6. CEO follows-up with individual participants and confirms their engagement in a specific program or activity in January and February. This is where the individualized connections occur. After the strategy briefing, the CEO follows-up with each individual participant and seeks to secure their involvement in either the volunteer role suggested for them by the Board or another role better aligned with their professional and personal interests. For any successful connection made, the member is immediately brought into the relevant program or committee and given the staff support needed to engage.

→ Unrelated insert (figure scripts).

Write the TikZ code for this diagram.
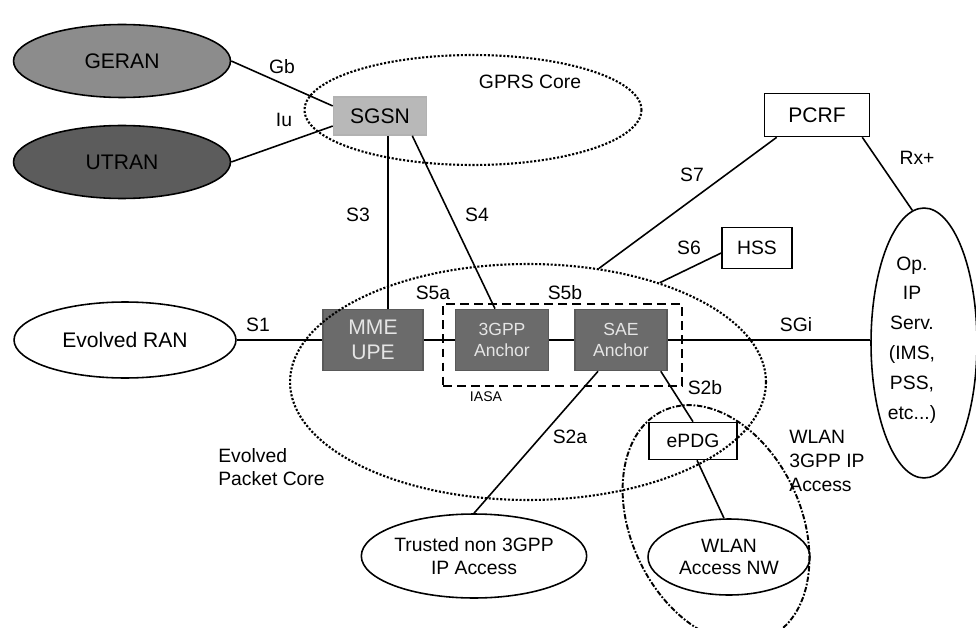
\documentclass[tikz,border=0pt]{standalone}
\usepackage{fontspec}
\setmainfont{Liberation Sans}
\usetikzlibrary{positioning,shapes.geometric}
\definecolor{geranfill}{gray}{0.55}
\definecolor{utranfill}{gray}{0.36}
\definecolor{sgsnfill}{gray}{0.72}
\definecolor{corefill}{gray}{0.42}
\definecolor{coretext}{gray}{0.9}

\begin{document}
\begin{tikzpicture}[x=0.02cm,y=-0.02cm,
    font=\fontsize{11}{13}\selectfont,
    link/.style={line width=0.9pt},
    oval/.style={ellipse,draw,line width=0.9pt,inner sep=0pt,align=center},
    dotcloud/.style={ellipse,draw,densely dotted,line width=1.2pt,inner sep=0pt},
    box/.style={rectangle,draw,line width=0.9pt,inner sep=0pt,align=center},
    corebox/.style={box,draw=gray!70!black,fill=corefill,text=coretext,minimum height=1.22cm},
    lbl/.style={inner sep=0pt}]
  \newcommand{\bigtxt}{\fontsize{12}{14}\selectfont}
  \useasboundingbox (0,0) rectangle (976,628);
  \clip (0,0) rectangle (976,628);

  % radio access networks
  \node[oval,fill=geranfill,minimum width=4.34cm,minimum height=1.46cm,font=\bigtxt] (geran) at (122,61) {GERAN};
  \node[oval,fill=utranfill,minimum width=4.34cm,minimum height=1.46cm,font=\bigtxt] (utran) at (122,162) {UTRAN};
  \node[oval,minimum width=4.44cm,minimum height=1.52cm,font=\bigtxt] (eran) at (125,340) {Evolved RAN};

  % core entities
  \node[box,draw=gray!60,fill=sgsnfill,minimum width=1.86cm,minimum height=0.76cm,font=\bigtxt] (sgsn) at (380,116) {SGSN};
  \node[corebox,minimum width=2cm,font=\bigtxt] (mme) at (373,340) {MME\\UPE};
  \node[corebox,minimum width=1.86cm,font=\fontsize{10}{12}\selectfont] (anchor3gpp) at (502,340) {3GPP\\Anchor};
  \node[corebox,minimum width=1.84cm,font=\fontsize{10}{12}\selectfont] (saeanchor) at (621,340) {SAE\\Anchor};
  \node[box,dash pattern=on 5pt off 3pt,line width=1.3pt,minimum width=4.78cm,minimum height=1.64cm] (iasa) at (562.5,345) {};
  \node[box,fill=white,minimum width=2.1cm,minimum height=0.86cm,font=\bigtxt] (pcrf) at (817,115) {PCRF};
  \node[box,fill=white,minimum width=1.4cm,minimum height=0.82cm] (hss) at (757,248) {HSS};
  \node[box,minimum width=1.76cm,minimum height=0.74cm] (epdg) at (693,441) {ePDG};

  % outer networks
  \node[oval,minimum width=2.12cm,minimum height=5.4cm] (opip) at (924,343) {};
  \node[lbl,align=center,font=\fontsize{11}{17}\selectfont] (opiptext) at (912,340) {Op.\\IP\\Serv.\\(IMS,\\PSS,\\etc...)};
  \node[oval,minimum width=4.24cm,minimum height=1.68cm] (trusted) at (474,556) {Trusted non 3GPP\\IP Access};
  \node[oval,minimum width=3.24cm,minimum height=1.52cm] (wlannw) at (729,557) {WLAN\\Access NW};

  % dotted domains
  \node[dotcloud,minimum width=6.74cm,minimum height=2.2cm] (gprs) at (473,110) {};
  \node[dotcloud,minimum width=9.52cm,minimum height=4.72cm] (epc) at (528,382) {};
  \node[ellipse,draw,dash pattern=on 3pt off 1pt on 1pt off 1pt,line width=1.1pt,inner sep=0pt,
        minimum width=3.4cm,minimum height=5cm,rotate=25] (wlanacc) at (716,524) {};

  % interfaces
  \draw[link] (geran.east) -- (sgsn.168);
  \draw[link] (utran.east) -- (sgsn.192);
  \draw[link] ([xshift=0.16cm]sgsn.south) -- ([xshift=0.16cm]sgsn.south |- mme.north);
  \draw[link] ([xshift=-0.3cm]sgsn.south east) -- ([xshift=-0.14cm]anchor3gpp.north);
  \draw[link] (eran) -- (mme);
  \draw[link] (mme) -- (anchor3gpp);
  \draw[link] (anchor3gpp) -- (saeanchor);
  \draw[link] (saeanchor.east) -- (saeanchor.east -| opip.west);
  \draw[link] ([xshift=0.26cm]pcrf.south west) -- (epc.58);
  \draw[link] ([xshift=-0.16cm]pcrf.south east) -- (opip.95);
  \draw[link] ([yshift=-0.1cm]hss.west) -- (epc.37);
  \draw[link] ([xshift=-0.46cm]saeanchor.south) -- (trusted.north);
  \draw[link] ([xshift=-0.14cm]saeanchor.south east) -- (epdg.north);
  \draw[link] ([xshift=0.08cm]epdg.south) -- ([xshift=-0.1cm]wlannw.north);

  \foreach \nm/\x/\y/\txt in {gb/282/67/Gb, iu/284/120/Iu, s3/358/215/S3, s4/477/215/S4,
      s7/692/175/S7, rx/917/158/Rx+, s6/689/248/S6, s5a/433/293/S5a, s5b/565/293/S5b,
      s1/258/325/S1, sgi/796/325/SGi, s2a/570/437/S2a, s2b/705/388/S2b}
    \node[lbl] (l\nm) at (\x,\y) {\txt};

  \node[lbl] (lgprs) at (530,82) {GPRS Core};
  \node[lbl,font=\fontsize{8}{9}\selectfont] (liasa) at (486,397) {IASA};
  \node[lbl,anchor=west,align=left] (lepc) at (218,467) {Evolved\\Packet Core};
  \node[lbl,anchor=west,align=left,font=\fontsize{11}{13.5}\selectfont] (lwlan) at (789,461) {WLAN\\3GPP IP\\Access};
\end{tikzpicture}
\end{document}
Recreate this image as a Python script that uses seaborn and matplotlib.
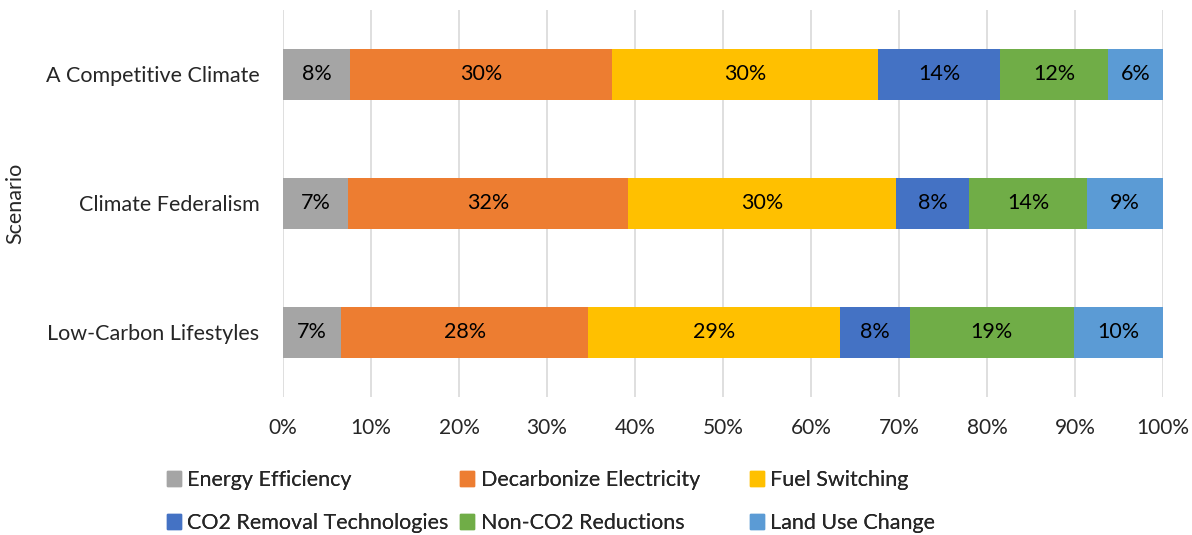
import matplotlib
matplotlib.use("Agg")
import matplotlib.pyplot as plt
import matplotlib.patches as mpatches
import numpy as np
import pandas as pd
import seaborn as sns

# data (percent of total reductions)
scenarios = ["A Competitive Climate", "Climate Federalism", "Low-Carbon Lifestyles"]
series_names = [
    "Energy Efficiency",
    "Decarbonize Electricity",
    "Fuel Switching",
    "CO2 Removal Technologies",
    "Non-CO2 Reductions",
    "Land Use Change",
]
energy_efficiency = [7.6, 7.4, 6.6]
decarbonize_electricity = [29.8, 31.8, 28.1]
fuel_switching = [30.2, 30.5, 28.6]
co2_removal = [13.9, 8.2, 7.95]
non_co2 = [12.3, 13.5, 18.6]
land_use = [6.25, 8.6, 10.16]

colors = ["#A5A5A5", "#ED7D31", "#FFC000", "#4472C4", "#70AD47", "#5B9BD5"]
x_ticks = [0, 10, 20, 30, 40, 50, 60, 70, 80, 90, 100]

sns.set_style("white")
plt.rcParams["font.family"] = ["Lato", "DejaVu Sans"]
FS = 15.5

df = pd.DataFrame(
    {
        "Scenario": scenarios,
        series_names[0]: energy_efficiency,
        series_names[1]: decarbonize_electricity,
        series_names[2]: fuel_switching,
        series_names[3]: co2_removal,
        series_names[4]: non_co2,
        series_names[5]: land_use,
    }
)
cum = df[series_names].cumsum(axis=1)

fig = plt.figure(figsize=(11.92, 5.35), dpi=100)
ax = fig.add_axes([0.2374, 0.258, 0.7383, 0.7234])

# stacked bars: draw cumulative totals from the last series down
for name, color in reversed(list(zip(series_names, colors))):
    sns.barplot(
        x=cum[name], y=df["Scenario"], orient="h", color=color,
        saturation=1, width=0.4, ax=ax, linewidth=0,
    )

# segment labels
for name in series_names:
    for i, (v, c) in enumerate(zip(df[name], cum[name])):
        ax.text(c - v / 2, i, f"{round(v):.0f}%", ha="center", va="center",
                fontsize=FS, color="black")

ax.set_xlim(0, 100)
ax.set_ylim(2.5, -0.5)
ax.set_xticks(x_ticks)
ax.set_xticklabels([f"{t}%" for t in x_ticks], fontsize=15)
ax.tick_params(axis="x", length=0, pad=15)
ax.tick_params(axis="y", length=0, pad=17, labelsize=FS)
ax.set_xlabel("")
ax.set_ylabel("Scenario", fontsize=FS)
ax.yaxis.set_label_coords(-0.293, 0.5)
ax.grid(True, axis="x", color="#D9D9D9", linewidth=1.2)
ax.set_axisbelow(True)
sns.despine(ax=ax, left=True, bottom=True)

# legend entries laid out on the spreadsheet legend grid
legend_pos = [(0.140, 0.103), (0.386, 0.103), (0.629, 0.103),
              (0.140, 0.0224), (0.386, 0.0224), (0.629, 0.0224)]
for name, color, pos in zip(series_names, colors, legend_pos):
    leg = fig.legend(
        handles=[mpatches.Patch(color=color, label=name)],
        loc="center left", bbox_to_anchor=pos, frameon=False,
        fontsize=FS, handlelength=0.65, handleheight=0.65,
        handletextpad=0.3, borderpad=0, borderaxespad=0,
    )
    fig.add_artist(leg)

fig.savefig("out.png", dpi=100)
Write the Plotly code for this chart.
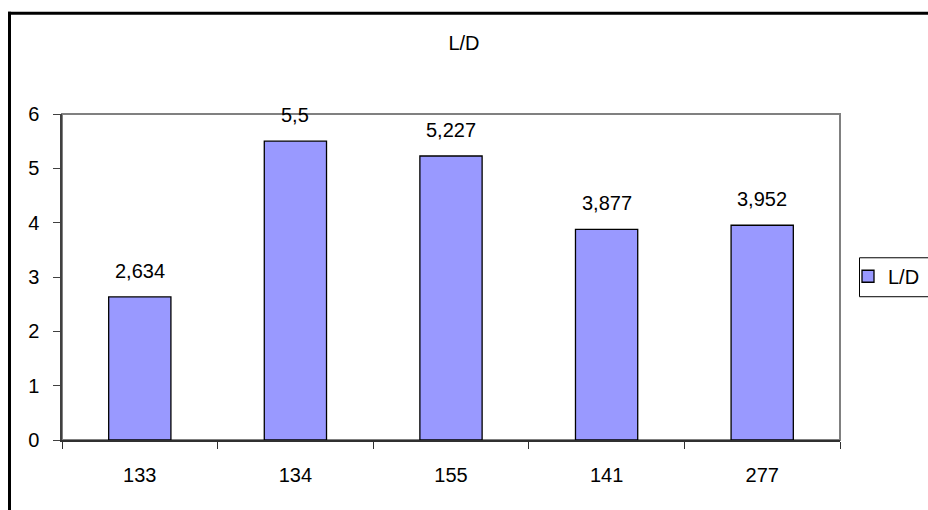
import plotly.graph_objects as go

categories = ["133", "134", "155", "141", "277"]
ld_values = [2.634, 5.5, 5.227, 3.877, 3.952]
value_labels = ["2,634", "5,5", "5,227", "3,877", "3,952"]
y_ticks = [0, 1, 2, 3, 4, 5, 6]

FONT = "Liberation Sans, Arial, sans-serif"
FS = 20
W, H = 928, 510
ML, MR, MT, MB = 62, 88, 113.5, 70
PW = W - ML - MR
PH = H - MT - MB


def px_x(p):
    return (p - ML) / PW


def px_y(p):
    return (H - MB - p) / PH


fig = go.Figure()
fig.add_trace(go.Bar(
    x=categories,
    y=ld_values,
    name="L/D",
    marker=dict(color="#9999FF", line=dict(color="black", width=1.3)),
))

# value labels above each bar (category axis positions are serial indices)
for i, (v, t) in enumerate(zip(ld_values, value_labels)):
    fig.add_annotation(x=i, y=v, text=t, showarrow=False, xref="x", yref="y",
                       yanchor="bottom", yshift=13,
                       font=dict(family=FONT, size=FS, color="black"))

shapes = [
    # plot area frame (top & right)
    dict(type="rect", xref="paper", yref="paper", x0=0, x1=1, y0=0, y1=1,
         line=dict(color="#808080", width=2), layer="below"),
    # legend box
    dict(type="rect", xref="paper", yref="paper", x0=px_x(859.5), x1=px_x(940),
         y0=px_y(296.5), y1=px_y(257.5), line=dict(color="black", width=1)),
    # outer chart border (left & top)
    dict(type="line", xref="paper", yref="paper", x0=px_x(9.5), x1=px_x(9.5),
         y0=px_y(11), y1=px_y(515), line=dict(color="black", width=3)),
    dict(type="line", xref="paper", yref="paper", x0=px_x(8), x1=px_x(935),
         y0=px_y(12.5), y1=px_y(12.5), line=dict(color="black", width=3)),
]

fig.update_layout(
    width=W, height=H,
    margin=dict(l=ML, r=MR, t=MT, b=MB, pad=0, autoexpand=False),
    paper_bgcolor="white", plot_bgcolor="white",
    font=dict(family=FONT, size=FS, color="black"),
    title=dict(text="L/D", x=0.5, xref="container", xanchor="center",
               y=1 - 43 / H, yref="container", yanchor="middle",
               font=dict(family=FONT, size=FS, color="black")),
    bargap=0.6,
    showlegend=True,
    legend=dict(x=px_x(848), y=px_y(276), xanchor="left", yanchor="middle",
                borderwidth=0, bgcolor="rgba(0,0,0,0)",
                font=dict(family=FONT, size=FS, color="black"),
                itemwidth=30, tracegroupgap=0),
    shapes=shapes,
    xaxis=dict(type="category", range=[-0.5, 4.5], showgrid=False, zeroline=False,
               showline=True, linecolor="#303030", linewidth=1.5,
               ticks="outside", tickson="boundaries", ticklen=7,
               tickcolor="#303030", ticklabelstandoff=16,
               tickfont=dict(family=FONT, size=FS, color="black")),
    yaxis=dict(range=[0, 6], tickvals=y_ticks, showgrid=False, zeroline=False,
               showline=True, linecolor="#404040", linewidth=1.5,
               ticks="outside", ticklen=7, tickcolor="#404040",
               ticklabelstandoff=10,
               tickfont=dict(family=FONT, size=FS, color="black")),
)

fig.write_html("out.html")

7. Executive Committee reviews status of newly-engaged members in March to inform discussion of future Board candidates. All of the previous steps provide added benefits for both the member and the association, but here is where we bring the process back to the original intention--grooming candidates for service on the Board of Directors. Combining the demographic necessities of the Board's nomination process with an active record of members taking on new and successful volunteer roles in the organization increases and diversifies the candidates available for the selection process.
8. Repeat. This is seen as a key component to the process. By repeating it each year, tweaking it as necessary but remaining committed to its execution from a time and resource perspective, ensures that we will be able to accomplish its three key goals: (1) Increase the awareness among the membership of the association’s on-going strategy and its connection to the programs it delivers; (2) Engage a growing population of members in that strategy identification and program execution process through the use of clearly aligned volunteer roles; and (3) Increase the number of qualified candidates to draw on for service on the Board of Directors.
The practical results of this past year’s experiment have been extremely encouraging. Of the 33 members contacted, 12 participated in the strategy briefing (either in-person or via conference call), and 7 have assumed volunteer roles in the association.
As we reflect on this, several factors seemed clearly important for the experiment’s on-going success. The most significant investment the association made in this process was time--particularly that of the association CEO and Board chair. But their involvement paid tremendous dividends in terms of the attention given our request by contacted members and their willingness to get engaged. The personal engagement of the association’s leaders, reaching out and seeking the involvement of individual members, was cited numerous times as the reason people chose to get engaged.